Quark: Real-Time, High-Resolution, and General Neural View Synthesis
The paper "Quark: Real-time, High-resolution, and General Neural View Synthesis" introduces a novel neural algorithm that proficiently tackles the challenge of rendering high-quality, high-resolution novel views in real-time. From a sparse selection of input images or video streams, Quark not only reconstructs 3D scenes but also renders them at 1080p resolution and 30 frames per second, using an NVIDIA A100 GPU. The network displays generalization potential across varied datasets and scenes, achieving state-of-the-art results for a real-time method and at times surpassing the quality of some existing offline methods.
The innovative approach of Quark is underpinned by several key concepts combined into a coherent algorithmic framework. Firstly, instead of employing flat scene layers, Quark constructs Layered Depth Maps (LDMs) that effectively represent complex depths and occlusions. This approach enhances representation efficiency, particularly for scenes with intricate geometry and overlapping surfaces.
Secondly, Quark employs a multi-scale, UNet-style architecture, providing a foundation for conducting computational steps at reduced resolution. This aspect of the algorithm significantly increases processing efficiency. The iterative update steps are embedded in this framework to optimize computational overhead while maintaining high output quality.

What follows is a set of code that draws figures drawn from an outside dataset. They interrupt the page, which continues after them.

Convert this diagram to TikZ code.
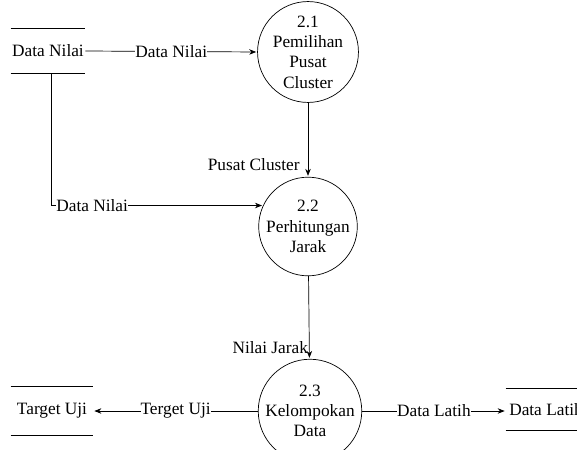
\documentclass[tikz,border=0pt]{standalone}
\usepackage{fontspec}
\setmainfont{Liberation Serif}
\usetikzlibrary{positioning, arrows.meta, shapes}

\begin{document}
\begin{tikzpicture}[x=1pt, y=-1pt, >={Stealth[length=7pt, width=5.5pt]}, shorten >= 1pt, line width=0.7pt,
    font=\rmfamily\fontsize{17.3}{20.3}\selectfont,
    proses/.style={circle, draw, minimum size=94pt, inner sep=0pt, align=center},
    simpan/.style={minimum height=44pt, inner sep=0pt},
    lbl/.style={fill=white, inner sep=0pt}]
  \useasboundingbox (0,0) rectangle (577,449);

  \node[simpan, minimum width=74pt] (dn) at (48,51) {Data Nilai};
  \node[proses] (p21) at (308,52) {2.1\\Pemilihan\\Pusat\\Cluster};
  \node[proses] (p22) at (308,226.5) {2.2\\Perhitungan\\Jarak};
  \node[proses] (p23) at (310,411) {2.3\\Kelompokan\\Data};
  \node[simpan, minimum width=82pt, minimum height=48pt] (tu) at (52,411) {Target Uji};
  \node[simpan, minimum width=80pt, minimum height=41pt] (dl) at (546,409.5) {Data Latih};

  % garis data store
  \foreach \s in {dn, tu, dl}
    \draw[shorten >=0pt] (\s.north west) -- (\s.north east) (\s.south west) -- (\s.south east);

  \draw[->] (dn.east) -- node[lbl] {Data Nilai} (p21.west);
  \draw[->] (p21) -- node[pos=0.84, left=8pt, inner sep=0pt] {Pusat Cluster} (p22);
  \draw[->] ([xshift=3.7pt]dn.south) |- node[lbl, pos=0.5, anchor=west, xshift=4.3pt] {Data Nilai} (p22.155);
  \draw[->] (p22) -- node[pos=0.86, left=1pt, inner sep=0pt] {Nilai Jarak} (p23);
  \draw[->] (p23) -- node[lbl] {Terget Uji} (tu);
  \draw[->] (p23.east) -- node[lbl] {Data Latih} (p23.east -| dl.west);
\end{tikzpicture}
\end{document}
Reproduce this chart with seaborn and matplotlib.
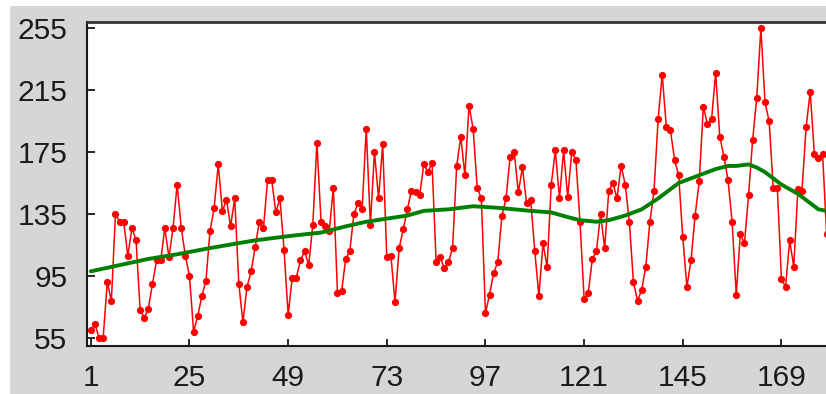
import matplotlib
matplotlib.use("Agg")
import matplotlib.pyplot as plt
from matplotlib.patches import Rectangle
import seaborn as sns
import pandas as pd

# Monthly observations (index 1..180)
values = [
    60, 64, 55, 55, 91, 79, 135, 130, 130, 108, 126, 118,
    73, 68, 74, 90, 105, 105, 126, 107, 126, 154, 126, 108,
    95, 59, 69, 82, 92, 124, 139, 167, 137, 144, 127, 145,
    90, 65, 88, 98, 114, 130, 126, 157, 157, 136, 145, 112,
    70, 94, 94, 105, 111, 102, 128, 181, 130, 127, 124, 152,
    84, 85, 106, 111, 135, 142, 138, 190, 128, 175, 145, 180,
    107, 108, 78, 113, 125, 138, 150, 149, 147, 167, 162, 168,
    104, 107, 100, 104, 113, 166, 185, 160, 205, 190, 152, 145,
    71, 83, 97, 104, 134, 145, 172, 175, 149, 165, 142, 144,
    111, 82, 116, 101, 154, 176, 145, 176, 146, 175, 170, 130,
    80, 84, 106, 111, 135, 113, 150, 155, 145, 166, 154, 130,
    91, 79, 86, 101, 130, 150, 196, 225, 191, 189, 170, 160,
    120, 88, 105, 134, 156, 204, 193, 196, 226, 185, 172, 157,
    130, 83, 122, 116, 147, 183, 210, 255, 207, 195, 152, 152,
    93, 88, 118, 101, 151, 150, 191, 214, 174, 171, 174, 122,
]
index = list(range(1, len(values) + 1))

# Smoothed trend, sampled along the series
trend_index = [1, 8, 15, 22, 30, 41, 50, 57, 63, 68, 73, 78, 82, 88, 94,
               100, 104, 108, 113, 117, 120, 124, 127, 131, 135, 139, 141,
               144, 149, 153, 156, 158, 161, 163, 165, 167, 169, 171, 173,
               176, 178, 180]
trend_values = [98, 102, 106, 109, 113, 118, 121, 123, 127, 130, 132, 134,
                137, 138, 140, 139, 138, 137, 136, 133, 131, 130, 131, 134,
                138, 145, 149, 155, 160, 164, 166, 166, 167, 165, 162, 158,
                154, 151, 148, 142, 138, 137]

x_ticks = [1, 25, 49, 73, 97, 121, 145, 169]
y_ticks = [55, 95, 135, 175, 215, 255]

series = pd.DataFrame({"t": index, "value": values})
trend = pd.DataFrame({"t": trend_index, "value": trend_values})

sns.set_style("white")
plt.rcParams["font.family"] = ["Liberation Sans", "DejaVu Sans"]

W, H = 826, 394
fig = plt.figure(figsize=(W / 100, H / 100), dpi=100, facecolor="white")
fig.patches.append(Rectangle((10 / W, 0), 1, (H - 6) / H,
                             transform=fig.transFigure, facecolor="#d6d6d6",
                             edgecolor="none", zorder=-10))

ax = fig.add_axes([87 / W, 48 / H, (W - 87) / W, 324 / H])
ax.set_zorder(5)
ax.set_facecolor("white")

sns.lineplot(data=series, x="t", y="value", ax=ax, color="#ff0000",
             linewidth=1.1, marker="o", markersize=5.2, markeredgewidth=0,
             markerfacecolor="#ff0000", zorder=2)
sns.lineplot(data=trend, x="t", y="value", ax=ax, color="#008000",
             linewidth=2.8, zorder=3)

ax.set_xlim(0.07, 179.84)
ax.set_ylim(49.8, 258.9)
ax.set_xticks(x_ticks)
ax.set_yticks(y_ticks)
ax.set_xlabel("")
ax.set_ylabel("")

ax.tick_params(axis="y", direction="in", length=6, width=1.3, pad=14,
               labelsize=21.5, colors="#1a1a1a", left=True)
ax.tick_params(axis="x", direction="in", length=5, width=1.3, pad=13,
               labelsize=21.5, colors="#1a1a1a", bottom=True)

for side in ["left", "bottom", "top"]:
    ax.spines[side].set_visible(True)
    ax.spines[side].set_color("#1a1a1a")
    ax.spines[side].set_linewidth(1.5)
ax.spines["top"].set_linewidth(2.0)
ax.spines["top"].set_color("#333333")
ax.spines["right"].set_visible(False)

fig.savefig("out.png", dpi=100, facecolor=fig.get_facecolor())
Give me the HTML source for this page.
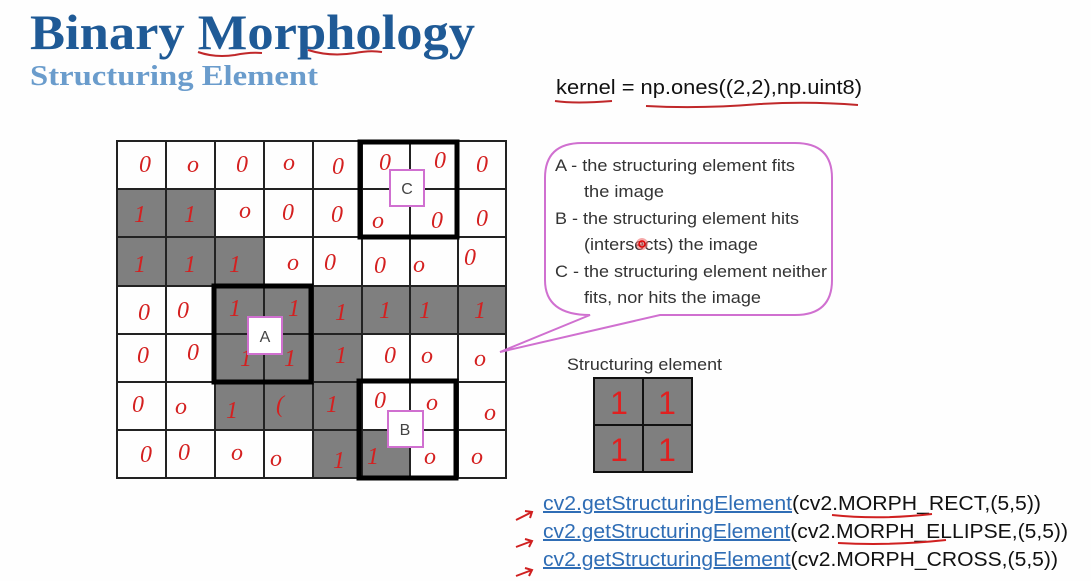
<!DOCTYPE html>
<html><head><meta charset="utf-8"><style>
html,body{margin:0;padding:0;background:#fff;}
svg{display:block;}
</style></head><body>
<svg width="1091" height="581" viewBox="0 0 1091 581" xmlns="http://www.w3.org/2000/svg">
<rect width="1091" height="581" fill="#fefefe"/>
<text x="30" y="49" font-family="Liberation Serif, serif" font-weight="bold" font-size="50" fill="#1f5a96" textLength="445" lengthAdjust="spacingAndGlyphs">Binary Morphology</text>
<path d="M198 52 Q215 58 235 55 Q250 52 262 53" stroke="#c0282a" stroke-width="2" fill="none"/>
<path d="M308 50 Q330 57 355 53 Q370 50 382 52" stroke="#c0282a" stroke-width="2" fill="none"/>
<text x="30" y="85" font-family="Liberation Serif, serif" font-weight="bold" font-size="28" fill="#6a9ccc" textLength="288" lengthAdjust="spacingAndGlyphs">Structuring Element</text>
<text x="556" y="94" font-family="Liberation Sans, sans-serif" font-size="20" fill="#111" textLength="306" lengthAdjust="spacingAndGlyphs">kernel = np.ones((2,2),np.uint8)</text>
<path d="M555 101 Q575 104 612 101" stroke="#c0282a" stroke-width="2" fill="none"/>
<path d="M646 106 Q700 109 760 104 Q810 101 858 105" stroke="#c0282a" stroke-width="2" fill="none"/>

<g fill="#7f7f7f">
<rect x="117" y="189" width="98" height="48"/>
<rect x="117" y="237" width="147" height="49"/>
<rect x="215" y="286" width="291" height="48"/>
<rect x="215" y="334" width="147" height="48"/>
<rect x="215" y="382" width="147" height="48"/>
<rect x="313" y="430" width="97" height="48"/>
</g>
<g stroke="#222" stroke-width="2" fill="none">
<rect x="117" y="141" width="389" height="337"/>
<line x1="166" y1="141" x2="166" y2="478"/><line x1="215" y1="141" x2="215" y2="478"/>
<line x1="264" y1="141" x2="264" y2="478"/><line x1="313" y1="141" x2="313" y2="478"/>
<line x1="362" y1="141" x2="362" y2="478"/><line x1="410" y1="141" x2="410" y2="478"/>
<line x1="458" y1="141" x2="458" y2="478"/>
<line x1="117" y1="189" x2="506" y2="189"/><line x1="117" y1="237" x2="506" y2="237"/>
<line x1="117" y1="286" x2="506" y2="286"/><line x1="117" y1="334" x2="506" y2="334"/>
<line x1="117" y1="382" x2="506" y2="382"/><line x1="117" y1="430" x2="506" y2="430"/>
</g>
<g stroke="#000" stroke-width="5" fill="none">
<rect x="360" y="142" width="97" height="95"/>
<rect x="214" y="286" width="97" height="96"/>
<rect x="359" y="381" width="97" height="97"/>
</g>
<g font-family="Liberation Serif, serif" font-style="italic" font-size="24" fill="#d42020" text-anchor="middle">
<text x="145" y="172">0</text><text x="193" y="172">o</text><text x="242" y="172">0</text><text x="289" y="170">o</text><text x="338" y="174">0</text><text x="385" y="170">0</text><text x="440" y="168">0</text><text x="482" y="172">0</text>
<text x="140" y="222">1</text><text x="190" y="222">1</text><text x="245" y="218">o</text><text x="288" y="220">0</text><text x="337" y="222">0</text><text x="378" y="228">o</text><text x="437" y="228">0</text><text x="482" y="226">0</text>
<text x="140" y="272">1</text><text x="190" y="272">1</text><text x="235" y="272">1</text><text x="293" y="270">o</text><text x="330" y="270">0</text><text x="380" y="273">0</text><text x="419" y="272">o</text><text x="470" y="265">0</text>
<text x="144" y="320">0</text><text x="183" y="318">0</text><text x="235" y="316">1</text><text x="294" y="316">1</text><text x="341" y="320">1</text><text x="385" y="318">1</text><text x="425" y="318">1</text><text x="480" y="318">1</text>
<text x="143" y="363">0</text><text x="193" y="360">0</text><text x="246" y="366">1</text><text x="290" y="366">1</text><text x="341" y="363">1</text><text x="390" y="363">0</text><text x="427" y="363">o</text><text x="480" y="366">o</text>
<text x="138" y="412">0</text><text x="181" y="414">o</text><text x="232" y="418">1</text><text x="280" y="412">(</text><text x="332" y="412">1</text><text x="380" y="408">0</text><text x="432" y="410">o</text><text x="490" y="420">o</text>
<text x="146" y="462">0</text><text x="184" y="460">0</text><text x="237" y="460">o</text><text x="276" y="466">o</text><text x="339" y="468">1</text><text x="373" y="464">1</text><text x="430" y="464">o</text><text x="477" y="464">o</text>
</g>
<g fill="#fff" stroke="#d070d0" stroke-width="2">
<rect x="390" y="170" width="34" height="36"/>
<rect x="248" y="317" width="34" height="37"/>
<rect x="388" y="411" width="35" height="36"/>
</g>
<g font-family="Liberation Sans, sans-serif" font-size="16" fill="#444" text-anchor="middle">
<text x="407" y="194">C</text><text x="265" y="342">A</text><text x="405" y="435">B</text>
</g>

<path d="M590 315 L500 352 L660 315 L795 315 Q832 315 832 280 L832 178 Q832 143 795 143 L582 143 Q545 143 545 178 L545 280 Q545 315 590 315 Z" fill="#fff" stroke="#d070d0" stroke-width="2"/>
<g font-family="Liberation Sans, sans-serif" font-size="17" fill="#333" lengthAdjust="spacingAndGlyphs">
<text x="555" y="171" textLength="240" lengthAdjust="spacingAndGlyphs">A - the structuring element fits</text>
<text x="584" y="197" textLength="80" lengthAdjust="spacingAndGlyphs">the image</text>
<text x="555" y="224" textLength="244" lengthAdjust="spacingAndGlyphs">B - the structuring element hits</text>
<text x="584" y="250" textLength="174" lengthAdjust="spacingAndGlyphs">(intersects) the image</text>
<text x="555" y="277" textLength="272" lengthAdjust="spacingAndGlyphs">C - the structuring element neither</text>
<text x="584" y="303" textLength="177" lengthAdjust="spacingAndGlyphs">fits, nor hits the image</text>
</g>
<circle cx="642" cy="244" r="6" fill="#f07070" opacity="0.6"/><circle cx="642" cy="244" r="3" fill="none" stroke="#d00" stroke-width="1.5"/>

<text x="567" y="370" font-family="Liberation Sans, sans-serif" font-size="17" fill="#333" textLength="155" lengthAdjust="spacingAndGlyphs">Structuring element</text>
<rect x="594" y="378" width="98" height="94" fill="#7f7f7f" stroke="#111" stroke-width="2"/>
<line x1="643" y1="378" x2="643" y2="472" stroke="#111" stroke-width="2"/>
<line x1="594" y1="425" x2="692" y2="425" stroke="#111" stroke-width="2"/>
<g font-family="Liberation Sans, sans-serif" font-size="32" fill="#e02020" text-anchor="middle">
<text x="619" y="414">1</text><text x="667" y="414">1</text><text x="619" y="461">1</text><text x="667" y="461">1</text>
</g>

<g font-family="Liberation Sans, sans-serif" font-size="20">
<text x="543" y="510" textLength="498" lengthAdjust="spacingAndGlyphs"><tspan fill="#2f6db5" text-decoration="underline">cv2.getStructuringElement</tspan><tspan fill="#111">(cv2.MORPH_RECT,(5,5))</tspan></text>
<text x="543" y="538" textLength="525" lengthAdjust="spacingAndGlyphs"><tspan fill="#2f6db5" text-decoration="underline">cv2.getStructuringElement</tspan><tspan fill="#111">(cv2.MORPH_ELLIPSE,(5,5))</tspan></text>
<text x="543" y="566" textLength="515" lengthAdjust="spacingAndGlyphs"><tspan fill="#2f6db5" text-decoration="underline">cv2.getStructuringElement</tspan><tspan fill="#111">(cv2.MORPH_CROSS,(5,5))</tspan></text>
</g>
<g stroke="#d02020" stroke-width="2" fill="none">
<path d="M832 515 Q880 520 932 514"/>
<path d="M838 543 Q890 546 946 540"/>
<path d="M516 520 L532 512 M525 511 L532 512 L530 518"/>
<path d="M516 547 L532 541 M525 539 L532 541 L529 547"/>
<path d="M516 576 L532 570 M525 568 L532 570 L529 576"/>
</g>
</svg>
</body></html>
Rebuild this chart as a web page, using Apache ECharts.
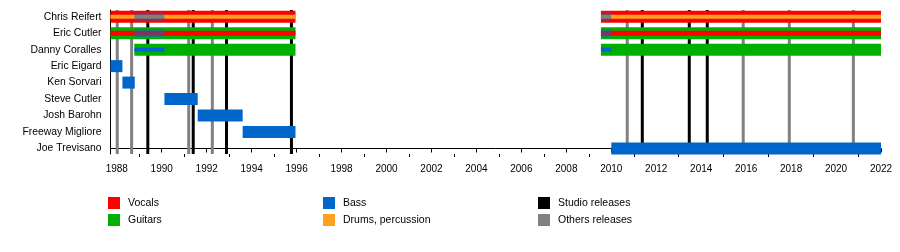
<!DOCTYPE html>
<html>
<head>
<meta charset="utf-8">
<script src="https://cdn.jsdelivr.net/npm/echarts@6/dist/echarts.min.js"></script>
<style>
html,body{margin:0;padding:0;background:#fff;}
#chart{width:900px;height:252px;}
</style>
</head>
<body>
<div id="chart"></div>
<script>
// ---- data ----
const members = ['Chris Reifert','Eric Cutler','Danny Coralles','Eric Eigard','Ken Sorvari','Steve Cutler','Josh Barohn','Freeway Migliore','Joe Trevisano'];
const yearStart = 1987.72;
const yearEnd = 2022;
const yearLabels = [1988,1990,1992,1994,1996,1998,2000,2002,2004,2006,2008,2010,2012,2014,2016,2018,2020,2022];
const yearMinor = [1989,1991,1993,1995,1997,1999,2001,2003,2005,2007,2009,2011,2013,2015,2017,2019,2021];

// main bars: [member, from, to]
const vocalsMain = [['Chris Reifert',1987.72,1995.95],['Chris Reifert',2009.54,2022]];
const guitarsMain = [['Eric Cutler',1987.72,1995.95],['Eric Cutler',2009.54,2022],
                     ['Danny Coralles',1988.78,1995.95],['Danny Coralles',2009.54,2022]];
const bassMain = [['Eric Eigard',1987.72,1988.25],['Ken Sorvari',1988.25,1988.8],
                  ['Steve Cutler',1990.12,1991.6],['Josh Barohn',1991.6,1993.6],
                  ['Freeway Migliore',1993.6,1995.95],['Joe Trevisano',2010,2022]];
// secondary roles
const drumsSecondary = [['Chris Reifert',1987.72,1995.95],['Chris Reifert',2009.54,2022]];
const vocalsSecondary = [['Eric Cutler',1987.72,1995.95],['Eric Cutler',2009.54,2022]];
const bassSecondary = [['Danny Coralles',1988.78,1990.12],['Danny Coralles',2009.54,2010]];
const bassShared = [['Chris Reifert',1988.78,1990.12],['Chris Reifert',2009.54,2010],
                    ['Eric Cutler',1988.78,1990.12],['Eric Cutler',2009.54,2010]];
// releases
const studioReleases = [1989.38,1991.4,1992.88,1995.77,2011.38,2013.47,2014.27];
const otherReleases = [1988.02,1988.66,1991.2,1992.25,2010.71,2015.87,2017.92,2020.77];

// ---- chart ----
const rowOf = name => members.length - 1 - members.indexOf(name);
const toData = arr => arr.map(d => [rowOf(d[0]), d[1], d[2]]);
const FONT = "'Liberation Sans', Arial, sans-serif";

function barSeries(name, data, color, h, z, opacity) {
  return {
    type: 'custom', name: name, z: z,
    itemStyle: {color: color},
    encode: {x: [1, 2], y: 0},
    data: toData(data),
    renderItem: function (params, api) {
      const y = api.value(0);
      const s = api.coord([api.value(1), y]);
      const e = api.coord([api.value(2), y]);
      return {type: 'rect',
        shape: {x: s[0], y: s[1] - h / 2, width: e[0] - s[0], height: h},
        style: {fill: color, opacity: opacity == null ? 1 : opacity}};
    }
  };
}
function lineSeries(name, data, color, z) {
  return {
    type: 'custom', name: name, z: z,
    itemStyle: {color: color},
    encode: {x: 0},
    data: data.map(v => [v, 0]),
    renderItem: function (params, api) {
      const p = api.coord([api.value(0), 0]);
      const cs = params.coordSys;
      return {type: 'line',
        shape: {x1: p[0], y1: cs.y, x2: p[0], y2: cs.y + cs.height},
        style: {stroke: color, lineWidth: 3}};
    }
  };
}

const legendBase = {
  orient: 'vertical', top: 197, itemWidth: 12, itemHeight: 12, itemGap: 5,
  icon: 'rect', padding: 0, selectedMode: false,
  textStyle: {fontSize: 10.5, color: '#000', fontFamily: FONT, padding: [0,0,0,3]}
};

const option = {
  animation: false,
  backgroundColor: '#fff',
  grid: {left: 110.5, right: 19, top: 10, bottom: 98},
  xAxis: [{
    type: 'value', min: yearStart, max: yearEnd,
    axisLine: {show: true, lineStyle: {color: '#000', width: 1}},
    axisTick: {show: true, customValues: yearLabels, length: 4, lineStyle: {color: '#000'}},
    axisLabel: {customValues: yearLabels, margin: 10, fontSize: 10, color: '#000', fontFamily: FONT,
      formatter: v => String(Math.round(v))},
    splitLine: {show: false}
  }, {
    type: 'value', min: yearStart, max: yearEnd, position: 'bottom',
    axisLine: {show: false},
    axisTick: {show: true, customValues: yearMinor, length: 3, lineStyle: {color: '#000'}},
    axisLabel: {show: false},
    splitLine: {show: false}
  }],
  yAxis: {
    type: 'value', min: -0.334, max: 8.407,
    axisLine: {show: true, lineStyle: {color: '#000', width: 1}},
    axisTick: {show: false},
    splitLine: {show: false},
    axisLabel: {customValues: members.map((m, i) => i), margin: 9, fontSize: 10.4, color: '#000',
      fontFamily: FONT, formatter: v => members[members.length - 1 - Math.round(v)]}
  },
  legend: [
    Object.assign({}, legendBase, {left: 108, data: ['Vocals', 'Guitars']}),
    Object.assign({}, legendBase, {left: 323, data: ['Bass', 'Drums, percussion']}),
    Object.assign({}, legendBase, {left: 538, data: ['Studio releases', 'Others releases']})
  ],
  series: [
    lineSeries('Studio releases', studioReleases, '#000000', 1),
    lineSeries('Others releases', otherReleases, '#808080', 1),
    barSeries('Vocals', vocalsMain, '#ff0000', 12, 2),
    barSeries('Guitars', guitarsMain, '#00b000', 12, 2),
    barSeries('Bass', bassMain, '#0066cc', 12, 2),
    barSeries('Drums, percussion', drumsSecondary, '#ffa020', 4, 3),
    barSeries('Vocals (secondary)', vocalsSecondary, '#ff0000', 5, 3),
    barSeries('Bass (secondary)', bassSecondary, '#0066cc', 4, 3),
    barSeries('Bass (shared)', bassShared, '#0066cc', 8, 4, 0.5)
  ]
};

const chart = echarts.init(document.getElementById('chart'), null, {renderer: 'canvas'});
chart.setOption(option);
</script>
</body>
</html>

A notable feature of Quark is its Transformer-based component within each update step, which is designed to aggregate information from multiple input views more effectively. This innovation allows much of the per-input image processing to occur in the image space rather than the layer space, thus boosting overall efficiency. Such sophisticated use of Transformers for view fusion signifies a major advancement in neural rendering capabilities by enhancing the network's capacity to integrate multi-view data robustly.
A critical aspect of Quark's design is its real-time processing capability. The network dynamically constructs and discards internal 3D geometry for each frame, creating the LDM specific to each viewpoint. This dynamic approach not only supports efficient computation but also allows for responsive adaptability to continuously changing input scenarios, such as dynamic content within scenes.
Through extensive evaluation, Quark demonstrates its capacity to achieve real-time rendering with superior visual quality. The paper provides a thorough exploration of the algorithm's performance, showing state-of-the-art results on several standard benchmarks for novel view synthesis and specific datasets involving both static and dynamic scenes.
The implications of this research in the fields of computer graphics and neural rendering are substantial, offering a viable path towards real-time applications in virtual reality, augmented reality, and live event broadcasting, where high-resolution rendering at low latency is crucial. Theoretically, Quark contributes to the discourse on efficient neural rendering architectures, particularly highlighting the potential of Transformer networks for effective multi-view synthesis.
While the results are compelling, there is a scope for future work, particularly in enhancing the strategies for view-dependent effects and further optimizing the network for lower power, edge-compute devices. Continued exploration into reducing temporal flickering and improving robustness to camera calibration errors may also provide fruitful avenues for advancing the research introduced by Quark.
Overall, the paper "Quark: Real-time, High-resolution, and General Neural View Synthesis" presents an insightful and technically sophisticated contribution to the state-of-the-art in high-quality neural view synthesis.